Complete HealthCare Resources was hired Thursday as the first official action of the board, but terms and conditions of the contract have not been negotiated. CHR is acting as consultants for the Centre County Board of Commissioners and will continue until the transition to the nonprofit.
In its financial report to the commissioners, CHR budgeted a 2.5 percent management fee, which officials said is a standard contract for the industry. The management company will work on the operational side, and the first order of business will be staff retention.
“I think the highest priority is stabilization of staffing,” CHR Chief Operating Officer Cathy Otto said, adding that there will be in increased focus on employee recruitment as the nonprofit moves forward.
The new board — Mount Nittany Health board member Carl Raup, Mount Nittany Health Chief Financial Officer Rich Wisniewski, local business consultant Larry Bickford, Mount Nittany Health CEO Steve Brown, registered nurse Sally Walker, Centre Crest Auxiliary United Way liaison Betsy Boyer, retired banker Bill Rockey, auxiliary board member Connie Corl and recently retired Centre Foundation Executive Director Al Jones — has incorporated as Centre Care but has no intention of changing the name of the nursing home.
The board met with the Centre Daily Times on Thursday.
Boyer, the board president, said each member has a commitment to maintaining Centre Crest as a community resource and making the nursing home a viable care center.
“Each one of us is here because we believe in this and because we want it to work,” she said,
Bickford will serve as the board’s vice president, and Raup will take the secretary/treasurer role.
Mount Nittany Health-affiliated members compose a third of the board. Wisniewski said their experience with working in a nonprofit environment will be important in making the Centre Crest transition successful.
“Hopefully we can bring (our experience) to the table and make it a great organization,” he said, “even better than what it is today.”
Members of the board also reiterated that they are committed to keeping a high percentage of Medicaid patients in the facility.
Otto said there might be room to increase from Centre Crest’s current 70 percent level to the 80 or 85 percent levels that exist at other facilities her company manages.
CHR is tasked with identifying potential changes that can happen quickly to increase profits and get more people into the nursing home, at a higher quality of care.

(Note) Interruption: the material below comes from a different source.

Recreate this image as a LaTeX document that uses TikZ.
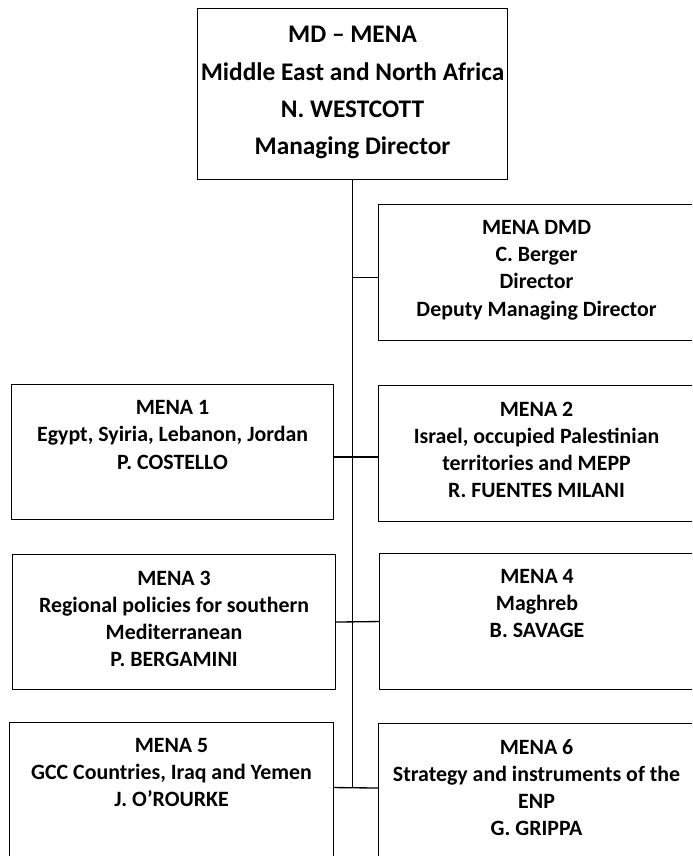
\documentclass[tikz,border=0pt]{standalone}
\usepackage{fontspec}
\setmainfont{Carlito}
\usetikzlibrary{positioning}
\tikzset{
  box/.style={draw, line width=0.8pt, inner sep=0pt, anchor=north west},
  txt/.style={align=center, inner sep=0pt, font=\bfseries\fontsize{16.4}{20.3}\selectfont},
  bigtxt/.style={align=center, inner sep=0pt, font=\bfseries\fontsize{19}{27.8}\selectfont},
  link/.style={line width=1pt}
}
\begin{document}
\begin{tikzpicture}[x=0.75pt,y=-0.75pt]
\clip (0,0) rectangle (692,856);
% boxes
\node[box, minimum width=232.5pt, minimum height=128.25pt] (md) at (197,8) {};
\node[box, minimum width=237pt, minimum height=102pt] (dmd) at (378,204) {};
\node[box, minimum width=241.5pt, minimum height=101.25pt] (m1) at (11,384) {};
\node[box, minimum width=237pt, minimum height=102pt] (m2) at (378,385) {};
\node[box, minimum width=242.25pt, minimum height=101.25pt] (m3) at (12,554) {};
\node[box, minimum width=236.25pt, minimum height=102pt] (m4) at (379,553) {};
\node[box, minimum width=243pt, minimum height=111pt] (m5) at (9,722) {};
\node[box, minimum width=237pt, minimum height=110.25pt] (m6) at (378,723) {};
% texts
\node[bigtxt, below=13.7pt of md.north] (mdt) {MD – MENA\\Middle East and North Africa\\N. WESTCOTT\\Managing Director};
\node[txt, below=12.3pt of dmd.north] (dmdt) {MENA DMD\\C. Berger\\Director\\Deputy Managing Director};
\node[txt, below=12.3pt of m1.north] (m1t) {MENA 1\\Egypt, Syiria, Lebanon, Jordan\\P. COSTELLO};
\node[txt, below=12.3pt of m2.north] (m2t) {MENA 2\\Israel, occupied Palestinian\\territories and MEPP\\R. FUENTES MILANI};
\node[txt, below=12.3pt of m3.north] (m3t) {MENA 3\\Regional policies for southern\\Mediterranean\\P. BERGAMINI};
\node[txt, below=12.3pt of m4.north] (m4t) {MENA 4\\Maghreb\\B. SAVAGE};
\node[txt, below=12.3pt of m5.north] (m5t) {MENA 5\\GCC Countries, Iraq and Yemen\\J. O’ROURKE};
\node[txt, below=12.3pt of m6.north] (m6t) {MENA 6\\Strategy and instruments of the\\ENP\\G. GRIPPA};
% lines
\path ([yshift=6.75pt]m5.east) coordinate (j5);
\draw[link] (md.south) -- (md.south |- j5);
\draw[link] (j5) -- ([yshift=6.75pt]m6.west);
\draw[link] ([yshift=-3.75pt]dmd.west) -- ([yshift=-3.75pt]dmd.west -| md.south);
\draw[link] ([yshift=-3.75pt]m1.east) -- ([yshift=-3.75pt]m1.east -| m2.west);
\draw[link] (m3.east) -- (m4.west);
\end{tikzpicture}
\end{document}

The nonprofit board was not able to comment on timetables or goals for a new facility, but CHR has said a new Centre Crest would be a possibility in the next five years.

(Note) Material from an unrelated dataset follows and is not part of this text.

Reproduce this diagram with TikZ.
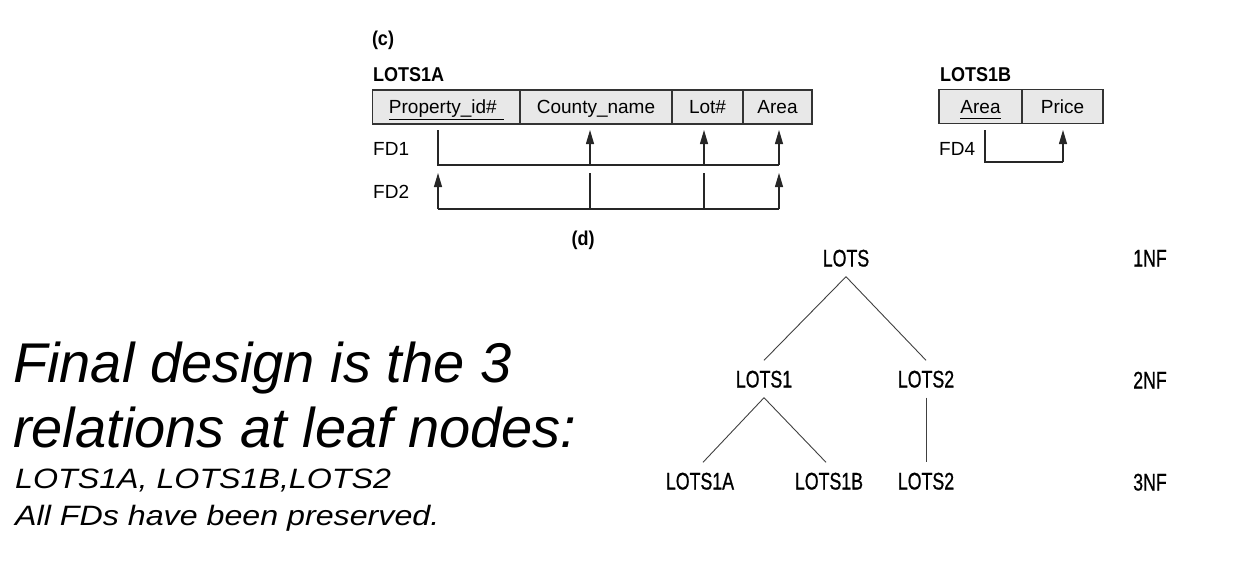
\documentclass[tikz,border=0pt]{standalone}
\usepackage{fontspec}
\setmainfont{Liberation Sans}
\newfontfamily\condfont[FakeStretch=0.74,FakeBold=0.8]{Liberation Sans}
\newfontfamily\headfont[FakeStretch=0.9]{Liberation Sans}
\newfontfamily\widefont[FakeStretch=1.15]{Liberation Sans}
\usetikzlibrary{arrows.meta,positioning,calc}

% underlined key attribute
\newcommand\keyul[1]{\underline{#1\vphantom{y}}}

\begin{document}
\begin{tikzpicture}[
  x=1pt, y=-1pt,
  >={Triangle[length=14pt,width=8pt]},
  cell/.style = {
    draw=black!80, fill=black!9, line width=1.1pt,
    minimum height=34pt, inner sep=0pt, outer sep=0pt,
    font=\fontsize{19}{22}\selectfont,
    text height=13.6pt, text depth=0pt
  },
  fd/.style = {line width=1.1pt, black!85},
  fdlabel/.style = {font=\fontsize{19}{22}\selectfont, anchor=west,
    inner sep=0pt, text height=13.6pt, text depth=0pt},
  head/.style = {font=\headfont\bfseries\fontsize{20}{24}\selectfont,
    inner sep=0pt, text height=14.3pt, text depth=0pt},
  rel/.style = {font=\condfont\fontsize{24}{28}\selectfont,
    inner xsep=2pt, inner ysep=10pt, text height=17pt, text depth=0pt},
  edge/.style = {line width=0.9pt, black!75},
  bignote/.style = {font=\itshape\fontsize{56}{65}\selectfont,
    anchor=base west, inner sep=0pt},
  smallnote/.style = {font=\widefont\itshape\fontsize{28}{33}\selectfont,
    anchor=base west, inner sep=0pt}
]
\useasboundingbox (0,0) rectangle (1240,560);

% ---- (c): LOTS1A and LOTS1B ----
\node[head] (tagc) at (383,38) {(c)};
\node[head, anchor=west] (hdA) at (373,74.5) {LOTS1A};
\node[head, anchor=west] (hdB) at (940,74.5) {LOTS1B};

\node[cell, minimum width=147.3pt, anchor=west] (pid) at (372.7,107) {\keyul{Property\_id\#\kern7pt}};
\node[cell, minimum width=152pt, right=0pt of pid] (county) {County\_name};
\node[cell, minimum width=71pt, right=0pt of county] (lot) {Lot\#};
\node[cell, minimum width=69pt, right=0pt of lot] (area) {Area};

\node[cell, minimum width=83pt, anchor=west] (barea) at (939,106.5) {\keyul{Area}};
\node[cell, minimum width=81pt, right=0pt of barea] (price) {Price};

\node[fdlabel] (fdone) at (373,148.5) {FD1};
\node[fdlabel] (fdtwo) at (373,191.5) {FD2};
\node[fdlabel] (fdfour) at (939,148.5) {FD4};

% ---- FD anchors ----
\coordinate (pidT)   at (438,130);
\coordinate (cntT)   at (590,130);
\coordinate (lotT)   at (704,130);
\coordinate (areaT)  at (779,130);
\coordinate (bareaT) at (985,130);
\coordinate (priceT) at (1063,130);
\coordinate (fd1)  at (0,165);
\coordinate (fd2t) at (0,173);
\coordinate (fd2)  at (0,209);
\coordinate (fd4)  at (0,162);

% FD1
\draw[fd] (pidT) -- (pidT |- fd1) -- (areaT |- fd1);
\foreach \c in {cntT,lotT,areaT}
  \draw[fd,->] (\c |- fd1) -- (\c);
% FD2
\draw[fd] (pidT |- fd2) -- (areaT |- fd2);
\foreach \c in {pidT,areaT}
  \draw[fd,->] (\c |- fd2) -- (\c |- fd2t);
\foreach \c in {cntT,lotT}
  \draw[fd] (\c |- fd2t) -- (\c |- fd2);
% FD4
\draw[fd] (bareaT) -- (bareaT |- fd4) -- (priceT |- fd4);
\draw[fd,->] (priceT |- fd4) -- (priceT);

% ---- (d): decomposition tree ----
\node[head] (tagd) at (583,238) {(d)};

\node[rel] (lots)   at (846,258) {LOTS};
\node[rel] (lots1)  at (764,379) {LOTS1};
\node[rel] (lots2)  at (926,379) {LOTS2};
\node[rel] (lots1a) at (700,481) {LOTS1A};
\node[rel] (lots1b) at (829,481) {LOTS1B};
\node[rel] (lots2b) at (926,481) {LOTS2};

\node[rel] (nf1) at (1150,258) {1NF};
\node[rel] (nf2) at (1150,380) {2NF};
\node[rel] (nf3) at (1150,482) {3NF};

\draw[edge] (lots.south) -- (lots1.north);
\draw[edge] (lots.south) -- (lots2.north);
\draw[edge] (lots1.south) -- ($(lots1a.north)+(3,0)$);
\draw[edge] (lots1.south) -- ($(lots1b.north)+(-3,0)$);
\draw[edge] (lots2.south) -- (lots2b.north);

% ---- note ----
\node[bignote] (note1) at (13,382) {Final design is the 3};
\node[bignote] (note2) at (13,447) {relations at leaf nodes:};
\node[smallnote] (note3) at (15,488) {LOTS1A, LOTS1B,LOTS2};
\node[smallnote] (note4) at (15,525) {All FDs have been preserved.};

\end{tikzpicture}
\end{document}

The nonprofit is still very new, Boyer said, and bylaws and mission statements have not been formed.
The board has not yet decided if its meetings will be open or closed to the public, but board members said the public can bring concerns directly to them.
Public input and participation will be important, Raup said, especially in keeping a high number of volunteers at the nursing home.
The county commissioners have discussed offering the nonprofit a rent-free start at Centre Crest, which board members said would be key in getting the effort moving. Commissioners Chairman Steve Dershem suggested five years rent-free, but no official action has been taken.
Wisniewski said eliminating that cost temporarily would provide the nonprofit with a cushion to take on any surprise expenses that might come along.
“Through this transition there are going to be some unexpected costs, and you can’t predict everything that’s going to happen,” he said.